Two years ago on a rainy night, I felt my father’s last tight squeeze and last kiss. I remember I tilted my face to catch the kiss so it wouldn’t rub my cheek. I didn’t want his cologne to get on me because I knew I’d break out in a rash and I was far from home, and I knew I had a long ways to go before I could take a shower. I had decided to drive down to Cape Cod from Concord so I could go to my niece’s Birthday dinner with my parents and my brother, Jamie at Sam Dieago’s in Hyannis. Then I would drive out to Western Mass afterwards and meet up with all my friends at the Harvest Ale, which I attend every year. That was the plan.
We had a delightful dinner. I gave my father my leftovers since I would be hitting the road after. I took pictures. I captured my Mother and Father holding up their frosty Margaritta’s and smiling into the camera. And after, at Jamie’s place, I captured Annette blowing out the candles on her Birthday cake with Grampy on the other side of it… blowing right there with her and Jamie in the middle. As far as I know, it was the last picture taken of Dad.
And all the while, I’ve been stuck. Stuck in this place of the inbetween. Too painful to move forward… to embrace my life, my writing, relationships, love… this blog. Even to finish my book. I’ve been stuck in the world of FaceBook, pretending I was OK. I was just allowing life to flow around me and not living it 100%. Occasionally, I would lift up my head, like a dog who found the scent and I’d find myself writing a poem or journaling in my journal. I’d make a half-hearted attempt to edit the book, but really I’d make even MORE excuses why I wasn’t moving forward on it. But in reality, I realized, that I didn’t WANT to move forward, because if I did, that would mean I would be moving forward without Dad. And that reality just sucks!
So here I am tonight coming to a stark place of painful truths. I can’t move forward without it hurting, but sometimes it has to hurt in order for us to go forward. We have to move through the pain, the tears and the excuses and JUST DO IT! So I stood in my fear and I asked Facebook, “What happens if I just Do it?” and I remained frozen for a few more days just sitting with the fears. Then I realized that today was the anniversary of the last time I saw Dad. What a perfect time to just start doing it. Life… living it fully.
And when I started feeling fully, I started hearing my inner voice again… my muse, that whispers to me every minute of the day… just write, just breathe in and the words will flow out. In and out, once more. You were born a poet. Don’t forget who you are! Don’t lose who you are because part of you feels lost in grief. The old day is ending and you get to choose how to move forward.

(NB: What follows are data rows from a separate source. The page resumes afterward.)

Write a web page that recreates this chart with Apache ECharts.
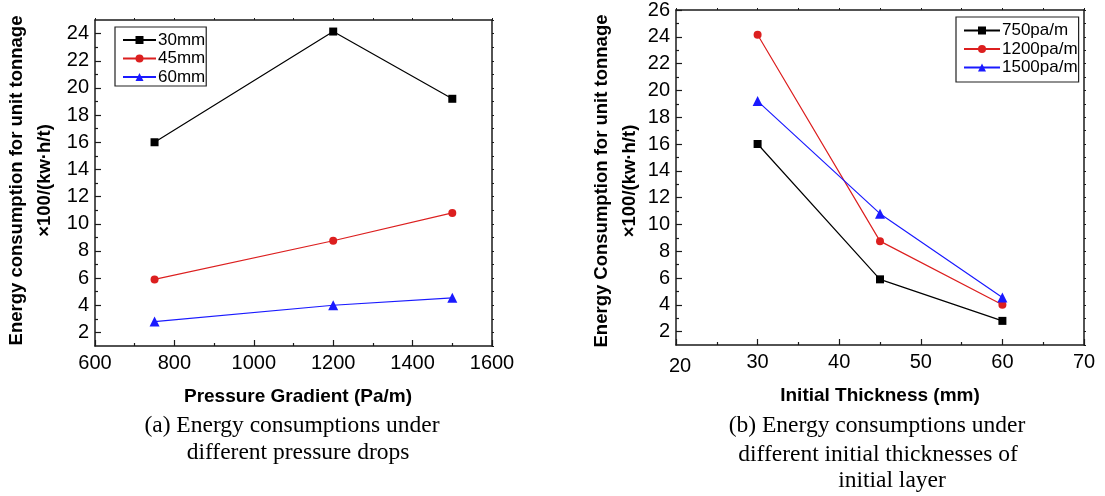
<!DOCTYPE html>
<html>
<head>
<meta charset="utf-8">
<script src="https://cdn.jsdelivr.net/npm/echarts@6/dist/echarts.min.js"></script>
<style>html,body{margin:0;padding:0;background:#fff}#c{width:1105px;height:496px}</style>
</head>
<body>
<div id="c"></div>
<script>
// ---- data (a): energy vs pressure gradient ----
const pressureX = [750, 1200, 1500];
const mm30 = [16.0, 24.15, 19.2];
const mm45 = [5.9, 8.75, 10.8];
const mm60 = [2.8, 4.0, 4.55];
// ---- data (b): energy vs initial thickness ----
const thicknessX = [30, 45, 60];
const pa750 = [16.0, 5.9, 2.8];
const pa1200 = [24.15, 8.75, 4.0];
const pa1500 = [19.2, 10.8, 4.55];
// ---- tick labels ----
const yTicksA = [2,4,6,8,10,12,14,16,18,20,22,24];
const yMinorA = [3,5,7,9,11,13,15,17,19,21,23];
const yAllA = [1,2,3,4,5,6,7,8,9,10,11,12,13,14,15,16,17,18,19,20,21,22,23,24,25];
const yTicksB = [2,4,6,8,10,12,14,16,18,20,22,24,26];
const yMinorB = [3,5,7,9,11,13,15,17,19,21,23,25];
const yAllB = [1,2,3,4,5,6,7,8,9,10,11,12,13,14,15,16,17,18,19,20,21,22,23,24,25,26];
const namesA = ['30mm', '45mm', '60mm'];
const namesB = ['750pa/m', '1200pa/m', '1500pa/m'];
const yNameA = 'Energy consumption for unit tonnage\n×100/(kw·h/t)';
const yNameB = 'Energy Consumption for unit tonnage\n×100/(kw·h/t)';
const xNameA = 'Pressure Gradient (Pa/m)';
const xNameB = 'Initial Thickness (mm)';
const captionA = ['(a) Energy consumptions under', 'different pressure drops'];
const captionB = ['(b) Energy consumptions under', 'different initial thicknesses of', 'initial layer'];

const BLACK = '#000000', RED = '#dc1f1f', BLUE = '#1a1aff';
const AX = '#1a1a1a';
const FONT = '"Liberation Sans", Arial, sans-serif';
const SERIF = '"Liberation Serif", "Times New Roman", serif';
const TICKFS = 20, NAMEFS = 18.5, XNAMEFS = 19, LEGFS = 17, CAPFS = 23.5;

function plain(v) { return String(v); }

function mainY(grid, min, max, ticks, name, gap, namePad) {
  return {
    type: 'value', gridIndex: grid, position: 'left', min: min, max: max,
    splitLine: {show: false},
    axisLine: {show: true, lineStyle: {color: AX, width: 1.5}},
    axisTick: {show: true, inside: true, length: 6, customValues: ticks, lineStyle: {color: AX, width: 1.2}},
    axisLabel: {show: true, customValues: ticks, margin: 6, fontFamily: FONT, fontSize: TICKFS, color: '#000', formatter: plain},
    name: name, nameLocation: 'middle', nameRotate: 90, nameGap: gap,
    nameTextStyle: {fontFamily: FONT, fontSize: NAMEFS, fontWeight: 'bold', color: '#000', lineHeight: 28, align: 'center', padding: namePad}
  };
}
function minorY(grid, min, max, ticks) {
  return {
    type: 'value', gridIndex: grid, position: 'left', min: min, max: max,
    splitLine: {show: false}, axisLine: {show: false},
    axisTick: {show: true, inside: true, length: 3, customValues: ticks, lineStyle: {color: AX, width: 1.2}},
    axisLabel: {show: false}
  };
}
function mirrorY(grid, min, max, ticks) {
  return {
    type: 'value', gridIndex: grid, position: 'right', min: min, max: max,
    splitLine: {show: false},
    axisLine: {show: true, lineStyle: {color: AX, width: 1.5}},
    axisTick: {show: true, inside: false, length: 2, customValues: ticks, lineStyle: {color: AX, width: 1}},
    axisLabel: {show: false}
  };
}

const option = {
  animation: false,
  backgroundColor: '#fff',
  grid: [
    {left: 95, right: 613, top: 20, bottom: 150, containLabel: false},
    {left: 676, right: 21, top: 10, bottom: 151, containLabel: false}
  ],
  xAxis: [
    {type: 'value', gridIndex: 0, position: 'bottom', min: 600, max: 1600, interval: 200,
     splitLine: {show: false},
     axisLine: {show: true, lineStyle: {color: AX, width: 1.5}},
     axisTick: {show: true, inside: true, length: 6, lineStyle: {color: AX, width: 1.2}},
     minorTick: {show: true, splitNumber: 2, length: 3, lineStyle: {color: AX, width: 1.2}},
     minorSplitLine: {show: false},
     axisLabel: {margin: 7, fontFamily: FONT, fontSize: TICKFS, color: '#000', formatter: plain},
     name: xNameA, nameLocation: 'middle', nameGap: 41,
     nameTextStyle: {fontFamily: FONT, fontSize: XNAMEFS, fontWeight: 'bold', color: '#000', padding: [0, 0, 0, 9]}},
    {type: 'value', gridIndex: 0, position: 'top', min: 600, max: 1600, interval: 100,
     splitLine: {show: false},
     axisLine: {show: true, lineStyle: {color: AX, width: 1.5}},
     axisTick: {show: true, inside: false, length: 2, lineStyle: {color: AX, width: 1}},
     axisLabel: {show: false}},
    {type: 'value', gridIndex: 1, position: 'bottom', min: 20, max: 70, interval: 10,
     splitLine: {show: false},
     axisLine: {show: true, lineStyle: {color: AX, width: 1.5}},
     axisTick: {show: true, inside: true, length: 6, lineStyle: {color: AX, width: 1.2}},
     minorTick: {show: true, splitNumber: 2, length: 3, lineStyle: {color: AX, width: 1.2}},
     minorSplitLine: {show: false},
     axisLabel: {margin: 7, fontFamily: FONT, fontSize: TICKFS, color: '#000',
       formatter: function (v) { return v === 20 ? '{low|20}' : String(v); },
       rich: {low: {fontFamily: FONT, fontSize: TICKFS, color: '#000', padding: [4, 0, 0, 8]}}},
     name: xNameB, nameLocation: 'middle', nameGap: 41,
     nameTextStyle: {fontFamily: FONT, fontSize: XNAMEFS, fontWeight: 'bold', color: '#000'}},
    {type: 'value', gridIndex: 1, position: 'top', min: 20, max: 70, interval: 5,
     splitLine: {show: false},
     axisLine: {show: true, lineStyle: {color: AX, width: 1.5}},
     axisTick: {show: true, inside: false, length: 2, lineStyle: {color: AX, width: 1}},
     axisLabel: {show: false}}
  ],
  yAxis: [
    mainY(0, 1, 25, yTicksA, yNameA, 36, [0, 0, 0, 5]),
    minorY(0, 1, 25, yMinorA),
    mirrorY(0, 1, 25, yAllA),
    mainY(1, 1, 26, yTicksB, yNameB, 31, [0, 7, 0, 0]),
    minorY(1, 1, 26, yMinorB),
    mirrorY(1, 1, 26, yAllB)
  ],
  legend: [
    {data: namesA, orient: 'vertical', left: 115, top: 27,
     show: true, borderColor: '#222', borderWidth: 1.2, backgroundColor: '#fff',
     padding: [4.5, 1, 0.5, 7], itemGap: 1.5, itemWidth: 33, itemHeight: 10,
     textStyle: {fontFamily: FONT, fontSize: LEGFS, color: '#000', padding: [0, 0, 0, -3]}},
    {data: namesB, orient: 'vertical', left: 956, top: 17,
     show: true, borderColor: '#222', borderWidth: 1.2, backgroundColor: '#fff',
     padding: [5, 1, 6, 7], itemGap: 1.5, itemWidth: 36, itemHeight: 10,
     textStyle: {fontFamily: FONT, fontSize: LEGFS, color: '#000', padding: [0, 0, 0, -3]}}
  ],
  series: [
    {name: namesA[0], type: 'line', xAxisIndex: 0, yAxisIndex: 0, data: pressureX.map((x, i) => [x, mm30[i]]),
     symbol: 'rect', symbolSize: 8, color: BLACK, lineStyle: {width: 1.2, color: BLACK}},
    {name: namesA[1], type: 'line', xAxisIndex: 0, yAxisIndex: 0, data: pressureX.map((x, i) => [x, mm45[i]]),
     symbol: 'circle', symbolSize: 8, color: RED, lineStyle: {width: 1.2, color: RED}},
    {name: namesA[2], type: 'line', xAxisIndex: 0, yAxisIndex: 0, data: pressureX.map((x, i) => [x, mm60[i]]),
     symbol: 'triangle', symbolSize: 10, color: BLUE, lineStyle: {width: 1.2, color: BLUE}},
    {name: namesB[0], type: 'line', xAxisIndex: 2, yAxisIndex: 3, data: thicknessX.map((x, i) => [x, pa750[i]]),
     symbol: 'rect', symbolSize: 8, color: BLACK, lineStyle: {width: 1.2, color: BLACK}},
    {name: namesB[1], type: 'line', xAxisIndex: 2, yAxisIndex: 3, data: thicknessX.map((x, i) => [x, pa1200[i]]),
     symbol: 'circle', symbolSize: 8, color: RED, lineStyle: {width: 1.2, color: RED}},
    {name: namesB[2], type: 'line', xAxisIndex: 2, yAxisIndex: 3, data: thicknessX.map((x, i) => [x, pa1500[i]]),
     symbol: 'triangle', symbolSize: 10, color: BLUE, lineStyle: {width: 1.2, color: BLUE}}
  ],
  graphic: [
    {type: 'text', x: 292, y: 426, style: {text: captionA[0], font: CAPFS + 'px ' + SERIF, fill: '#000', textAlign: 'center', textVerticalAlign: 'middle'}},
    {type: 'text', x: 298, y: 453, style: {text: captionA[1], font: CAPFS + 'px ' + SERIF, fill: '#000', textAlign: 'center', textVerticalAlign: 'middle'}},
    {type: 'text', x: 877, y: 426, style: {text: captionB[0], font: CAPFS + 'px ' + SERIF, fill: '#000', textAlign: 'center', textVerticalAlign: 'middle'}},
    {type: 'text', x: 878, y: 455, style: {text: captionB[1], font: CAPFS + 'px ' + SERIF, fill: '#000', textAlign: 'center', textVerticalAlign: 'middle'}},
    {type: 'text', x: 892, y: 481, style: {text: captionB[2], font: CAPFS + 'px ' + SERIF, fill: '#000', textAlign: 'center', textVerticalAlign: 'middle'}}
  ]
};
const chart = echarts.init(document.getElementById('c'), null, {renderer: 'canvas'});
chart.setOption(option);
</script>
</body>
</html>
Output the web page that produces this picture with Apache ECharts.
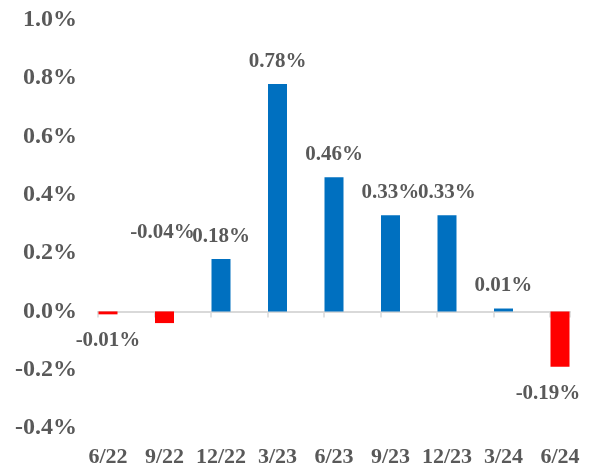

And every year on this night, I will say,
“Good bye, Dad. I love you,” as I did that night two years ago…
as you hugged and kissed me
for the last time ever
…after the last meal shared
and the last singing of Happy Birthday.
I can’t help but count.
When the heart is aching… you count.
You count days, months, years
and holidays lost.
You just do.
And you remember
ALL the moments: the Red Sox games, Christmas mornings,
Turkey’s carved, meals he cooked,
arguments had, songs you sang together, working the
Nantucket Yacht club, him teaching you to waltz,
the fuzzy beard scraping your cheek, that time he taught you to fish,
and all the lessons in the kitchen that you never asked for
but got anyway… because he’s Dad. It’s what he did.
and you remember
all the moments he missed too…
You just do.
Goodbye, Dad. I miss you
Beautiful. Thank you.
Feedback: the print color is light gray, hard to read. Any chance of making it black?
Lovely, perfect. You speak for all of us who have lost a Dad, or someone that we love. Thank you for sharing your gift with us!